+++ Data section +++

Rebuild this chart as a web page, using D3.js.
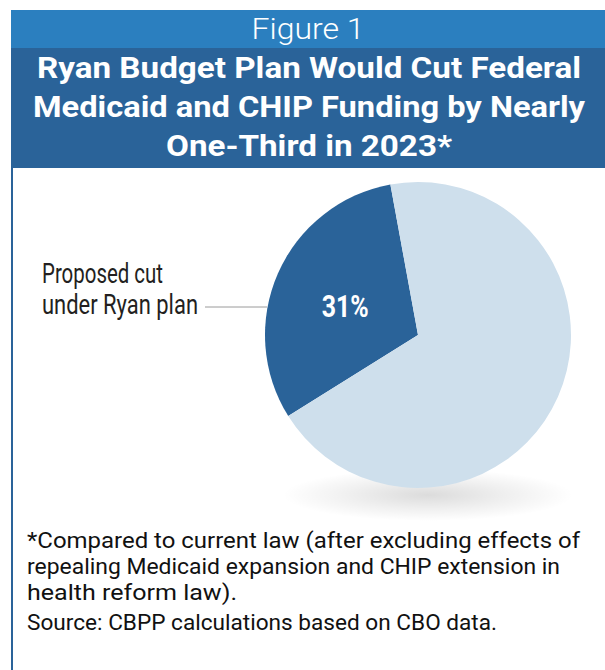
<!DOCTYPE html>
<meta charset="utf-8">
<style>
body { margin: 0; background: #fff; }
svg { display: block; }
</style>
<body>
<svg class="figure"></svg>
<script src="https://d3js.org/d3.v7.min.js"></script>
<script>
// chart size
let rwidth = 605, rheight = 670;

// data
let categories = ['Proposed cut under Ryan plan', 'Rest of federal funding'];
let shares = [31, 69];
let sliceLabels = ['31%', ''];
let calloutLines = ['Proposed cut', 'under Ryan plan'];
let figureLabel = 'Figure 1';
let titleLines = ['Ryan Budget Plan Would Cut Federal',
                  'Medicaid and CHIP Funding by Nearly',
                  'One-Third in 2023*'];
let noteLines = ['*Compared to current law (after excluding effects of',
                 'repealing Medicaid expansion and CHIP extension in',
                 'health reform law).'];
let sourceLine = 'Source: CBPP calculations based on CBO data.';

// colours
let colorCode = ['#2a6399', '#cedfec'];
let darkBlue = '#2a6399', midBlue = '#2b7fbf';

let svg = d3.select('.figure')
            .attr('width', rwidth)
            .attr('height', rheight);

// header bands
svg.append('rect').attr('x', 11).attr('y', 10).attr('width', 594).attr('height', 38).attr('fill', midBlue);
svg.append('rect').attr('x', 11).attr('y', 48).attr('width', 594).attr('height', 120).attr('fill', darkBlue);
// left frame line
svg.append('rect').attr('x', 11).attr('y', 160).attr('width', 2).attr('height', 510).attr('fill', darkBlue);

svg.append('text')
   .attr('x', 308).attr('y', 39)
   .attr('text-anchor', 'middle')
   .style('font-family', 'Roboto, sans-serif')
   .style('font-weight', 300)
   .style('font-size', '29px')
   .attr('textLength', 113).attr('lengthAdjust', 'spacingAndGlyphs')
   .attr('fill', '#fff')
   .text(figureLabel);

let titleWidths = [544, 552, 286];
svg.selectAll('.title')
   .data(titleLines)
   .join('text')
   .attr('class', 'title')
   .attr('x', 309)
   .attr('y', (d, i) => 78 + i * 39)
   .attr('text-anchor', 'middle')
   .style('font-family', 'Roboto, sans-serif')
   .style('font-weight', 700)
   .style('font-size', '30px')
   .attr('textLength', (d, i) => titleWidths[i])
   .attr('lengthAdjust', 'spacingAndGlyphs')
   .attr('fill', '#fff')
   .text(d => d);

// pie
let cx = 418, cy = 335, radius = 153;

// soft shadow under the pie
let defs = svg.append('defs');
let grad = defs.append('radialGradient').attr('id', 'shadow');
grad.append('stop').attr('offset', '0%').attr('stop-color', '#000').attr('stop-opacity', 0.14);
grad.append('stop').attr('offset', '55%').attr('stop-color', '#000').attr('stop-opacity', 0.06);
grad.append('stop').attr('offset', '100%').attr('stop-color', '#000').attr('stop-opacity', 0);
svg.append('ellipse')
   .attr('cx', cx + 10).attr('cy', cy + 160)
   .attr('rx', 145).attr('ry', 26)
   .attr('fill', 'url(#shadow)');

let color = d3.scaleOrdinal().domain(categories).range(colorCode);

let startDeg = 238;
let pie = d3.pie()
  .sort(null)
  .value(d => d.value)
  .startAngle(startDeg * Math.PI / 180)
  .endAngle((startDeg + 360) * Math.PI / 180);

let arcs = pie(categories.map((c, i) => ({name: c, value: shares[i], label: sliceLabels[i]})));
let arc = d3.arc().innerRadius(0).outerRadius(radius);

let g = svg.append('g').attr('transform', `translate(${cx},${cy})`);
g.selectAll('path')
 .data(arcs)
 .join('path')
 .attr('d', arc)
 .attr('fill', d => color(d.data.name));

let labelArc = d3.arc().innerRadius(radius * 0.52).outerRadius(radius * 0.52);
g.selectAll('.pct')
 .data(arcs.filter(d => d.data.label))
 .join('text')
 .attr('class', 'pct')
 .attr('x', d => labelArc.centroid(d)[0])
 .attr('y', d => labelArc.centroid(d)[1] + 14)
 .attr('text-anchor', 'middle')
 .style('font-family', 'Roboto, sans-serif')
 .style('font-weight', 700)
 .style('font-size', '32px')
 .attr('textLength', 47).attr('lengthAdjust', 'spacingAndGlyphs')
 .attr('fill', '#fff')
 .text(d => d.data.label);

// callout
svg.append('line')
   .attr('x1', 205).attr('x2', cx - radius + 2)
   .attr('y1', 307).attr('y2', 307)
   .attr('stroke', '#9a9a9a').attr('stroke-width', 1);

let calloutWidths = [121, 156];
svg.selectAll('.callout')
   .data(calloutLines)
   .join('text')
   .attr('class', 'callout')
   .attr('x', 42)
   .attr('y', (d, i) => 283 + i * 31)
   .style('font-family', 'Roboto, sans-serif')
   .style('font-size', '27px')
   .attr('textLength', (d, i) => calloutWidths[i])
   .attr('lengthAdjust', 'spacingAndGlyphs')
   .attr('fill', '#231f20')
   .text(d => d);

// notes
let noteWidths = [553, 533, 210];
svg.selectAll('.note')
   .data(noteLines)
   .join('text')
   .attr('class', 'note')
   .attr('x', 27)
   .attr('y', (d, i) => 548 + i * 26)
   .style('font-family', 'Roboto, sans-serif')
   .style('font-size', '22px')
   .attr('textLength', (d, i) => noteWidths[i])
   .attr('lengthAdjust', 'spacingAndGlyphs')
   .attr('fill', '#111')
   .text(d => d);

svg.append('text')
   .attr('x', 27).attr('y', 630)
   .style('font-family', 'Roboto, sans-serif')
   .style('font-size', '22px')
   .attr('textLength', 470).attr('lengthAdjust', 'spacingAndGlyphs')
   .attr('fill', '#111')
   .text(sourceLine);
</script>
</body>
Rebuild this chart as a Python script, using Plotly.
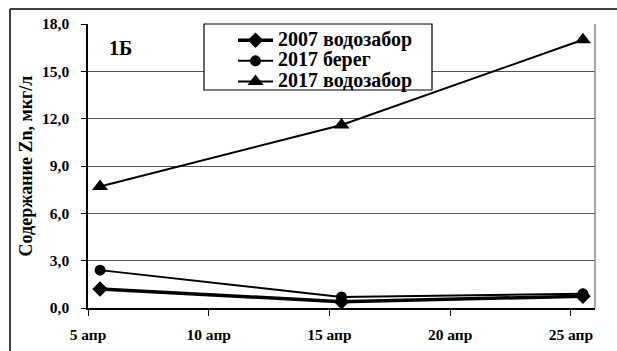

+++
+++ Data section +++

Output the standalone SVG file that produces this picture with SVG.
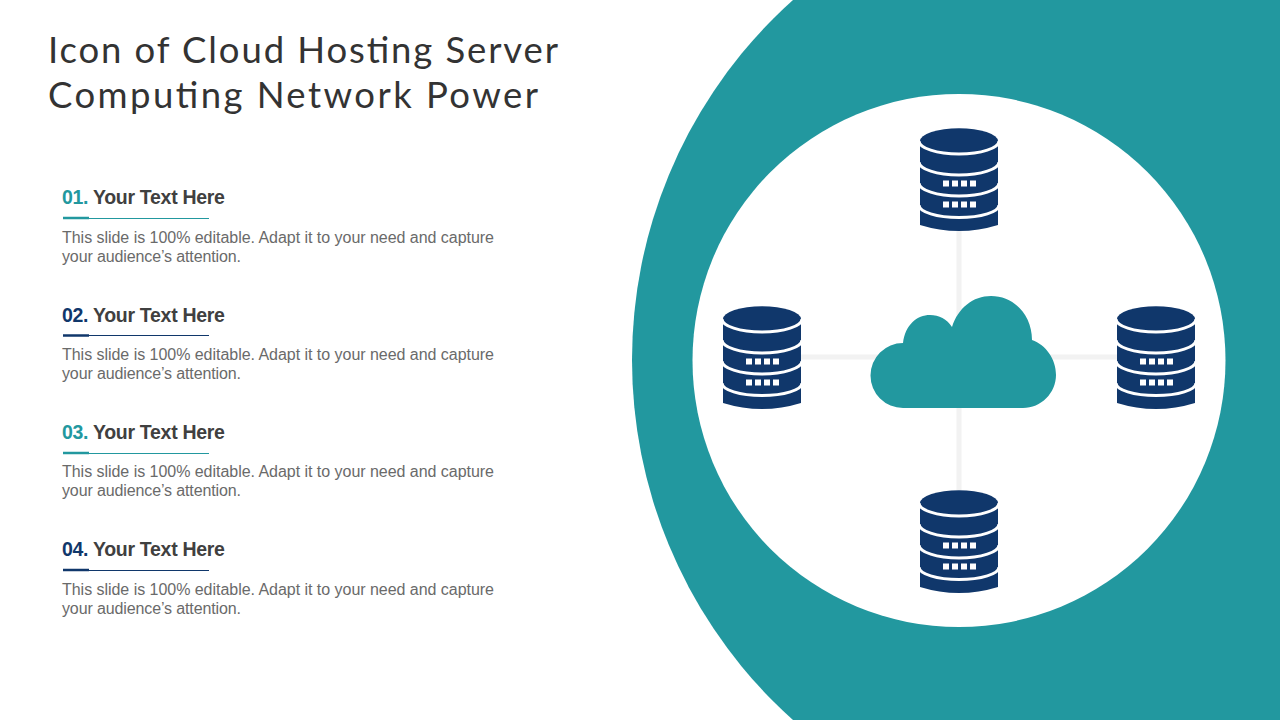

+++

▶ **Exercise**
Pick out every line above that contains the word "this" and copy it.

▶ **Solution to the problem**
Rebuild this chart as a web page, using D3.js.
Rebuild this chart as a Python script, using Plotly.
Output the standalone SVG file that produces this picture with SVG.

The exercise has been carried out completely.